The Proportionality Problem
The prepaid market is where most of the enforcement failure lives — and it is structurally resistant to biometric uplift. Pan-African operators like Vodacom and MTN already deploy biometric SIM registration in Kenya and Nigeria through branded channels. South Africa's prepaid market distributes over half of approximately 200 million annual SIM activations through informal retail: spaza shops, street vendors, informal traders. Rolling out facial-recognition terminals to every informal distribution point is not a compliance programme — it is a market-restructuring exercise that would likely push low-income consumers toward unregistered channels rather than pulling them into compliant ones.
The proportionate response is targeted enforcement at the fraud vectors that actually drive harm — specifically SIM swaps and bulk SIM activations — rather than blanket biometric collection at the point of every new SIM sale. The ACT framework does include "tighter oversight of distribution channels" and "improved compliance monitoring," which suggests some targeting. The risk is that biometrics become the headline measure while the structural challenges of informal distribution remain unaddressed.
An Honest Interim Step
The June 26 compact is better than inaction. Competitors coordinating on registration standards with Competition Commission oversight is legally sound and practically necessary given legislative paralysis. The July 1 enforcement deadline creates a real compliance incentive for the first time in RICA's history.

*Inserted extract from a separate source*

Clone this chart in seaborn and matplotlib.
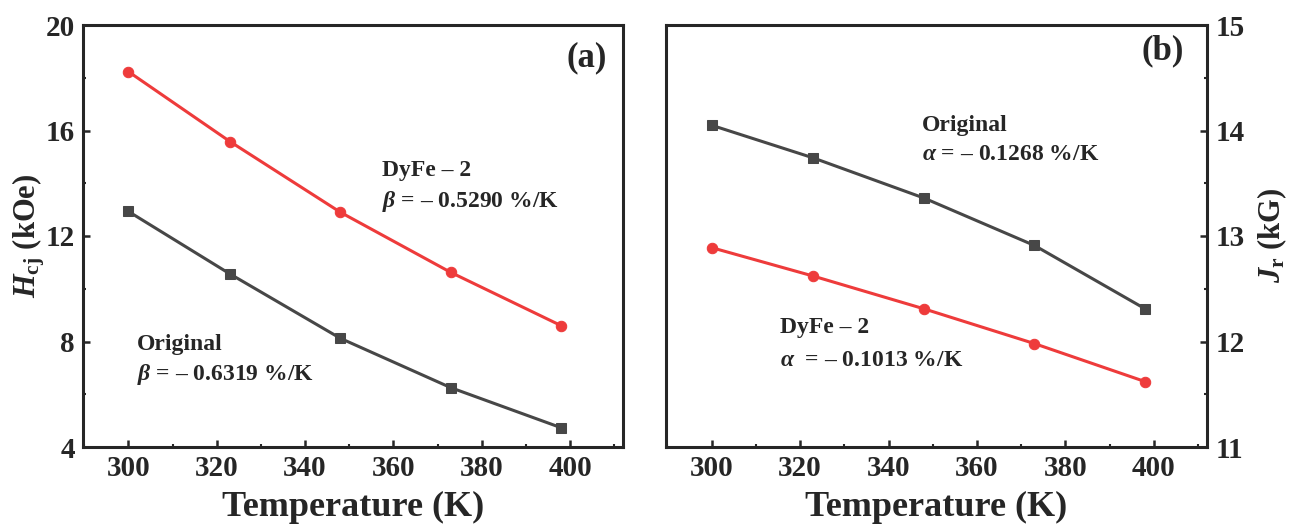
import matplotlib
matplotlib.use("Agg")
import matplotlib.pyplot as plt
import seaborn as sns
from matplotlib.ticker import MultipleLocator

temperature = [300, 323, 348, 373, 398]
hcj_original = [12.93, 10.56, 8.12, 6.25, 4.73]
hcj_dyfe2 = [18.23, 15.58, 12.90, 10.62, 8.60]
jr_original = [14.05, 13.74, 13.36, 12.91, 12.31]
jr_dyfe2 = [12.89, 12.62, 12.31, 11.98, 11.62]

sns.set_theme(style="ticks")
plt.rcParams["font.family"] = ["Liberation Serif", "DejaVu Serif"]
plt.rcParams["font.weight"] = "bold"
plt.rcParams["mathtext.fontset"] = "custom"
plt.rcParams["mathtext.rm"] = "Liberation Serif:bold"
plt.rcParams["mathtext.bf"] = "Liberation Serif:bold"
plt.rcParams["mathtext.it"] = "Liberation Serif:bold:italic"

RED = "#EE3B3B"
DARK = "#474747"

fig = plt.figure(figsize=(12.94, 5.30), dpi=100)
W, H = 1294, 530
ax1 = fig.add_axes([83 / W, (H - 447) / H, (623 - 83) / W, (447 - 25) / H])
ax2 = fig.add_axes([666 / W, (H - 447) / H, (1207 - 666) / W, (447 - 25) / H])

def draw(ax, y_orig, y_dy):
    sns.lineplot(x=temperature, y=y_dy, ax=ax, color=RED, marker="o",
                 markersize=7.5, markeredgecolor=RED, linewidth=2.2)
    sns.lineplot(x=temperature, y=y_orig, ax=ax, color=DARK, marker="s",
                 markersize=7, markeredgecolor=DARK, linewidth=2.2)

draw(ax1, hcj_original, hcj_dyfe2)
draw(ax2, jr_original, jr_dyfe2)

for ax in (ax1, ax2):
    ax.set_xlim(289.7, 412)
    ax.xaxis.set_major_locator(MultipleLocator(20))
    ax.xaxis.set_minor_locator(MultipleLocator(10))
    for s in ax.spines.values():
        s.set_linewidth(2.2)
        s.set_visible(True)
    ax.tick_params(which="major", direction="in", length=5, width=1.8,
                   labelsize=21, pad=6)
    ax.tick_params(which="minor", direction="in", length=2.5, width=1.5)
    ax.set_xlabel("Temperature (K)", fontsize=26, fontweight="bold", labelpad=6)

ax1.set_ylim(4, 20)
ax1.yaxis.set_major_locator(MultipleLocator(4))
ax1.yaxis.set_minor_locator(MultipleLocator(2))
ax1.set_ylabel("$H_{\\mathrm{cj}}$ (kOe)", fontsize=22, fontweight="bold", labelpad=-1)

ax2.set_ylim(11, 15)
ax2.yaxis.set_major_locator(MultipleLocator(1))
ax2.yaxis.set_minor_locator(MultipleLocator(0.5))
ax2.yaxis.tick_right()
ax2.yaxis.set_label_position("right")
ax2.tick_params(axis="y", which="both", left=False, right=True)
ax2.set_ylabel("$J_{\\mathrm{r}}$ (kG)", fontsize=22, fontweight="bold",
               labelpad=8, rotation=90)

for ax in (ax1, ax2):
    for lab in ax.get_xticklabels() + ax.get_yticklabels():
        lab.set_fontweight("bold")

afs = 17
ax1.text(357.4, 14.5, "DyFe – 2", fontsize=afs, fontweight="bold", va="center", ha="left")
ax1.text(357.4, 13.3, "$\\beta$ = – 0.5290 %/K", fontsize=afs, fontweight="bold", va="center", ha="left")
ax1.text(301.9, 7.88, "Original", fontsize=afs, fontweight="bold", va="center", ha="left")
ax1.text(301.9, 6.74, "$\\beta$ = – 0.6319 %/K", fontsize=afs, fontweight="bold", va="center", ha="left")
ax1.text(403.8, 18.75, "(a)", fontsize=25, fontweight="bold", va="center", ha="center")

ax2.text(347.6, 14.05, "Original", fontsize=afs, fontweight="bold", va="center", ha="left")
ax2.text(347.6, 13.77, "$\\alpha$ = – 0.1268 %/K", fontsize=afs, fontweight="bold", va="center", ha="left")
ax2.text(315.5, 12.13, "DyFe – 2", fontsize=afs, fontweight="bold", va="center", ha="left")
ax2.text(315.5, 11.82, "$\\alpha$  = – 0.1013 %/K", fontsize=afs, fontweight="bold", va="center", ha="left")
ax2.text(401.9, 14.76, "(b)", fontsize=25, fontweight="bold", va="center", ha="center")

fig.savefig("out.png", dpi=100)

But South Africa needs three things the compact cannot deliver: a revised RICA statute that explicitly authorises biometric collection and specifies data-retention limits; a coherent POPIA authorisation framework so biometric SIM data is not processed in a legal grey zone; and a reversal or reduction of the Home Affairs query-fee increase that is actively undermining the verification economics the government wants to improve. Until those pieces are in place, the industry framework is a workaround — a well-organised one, but a workaround nonetheless.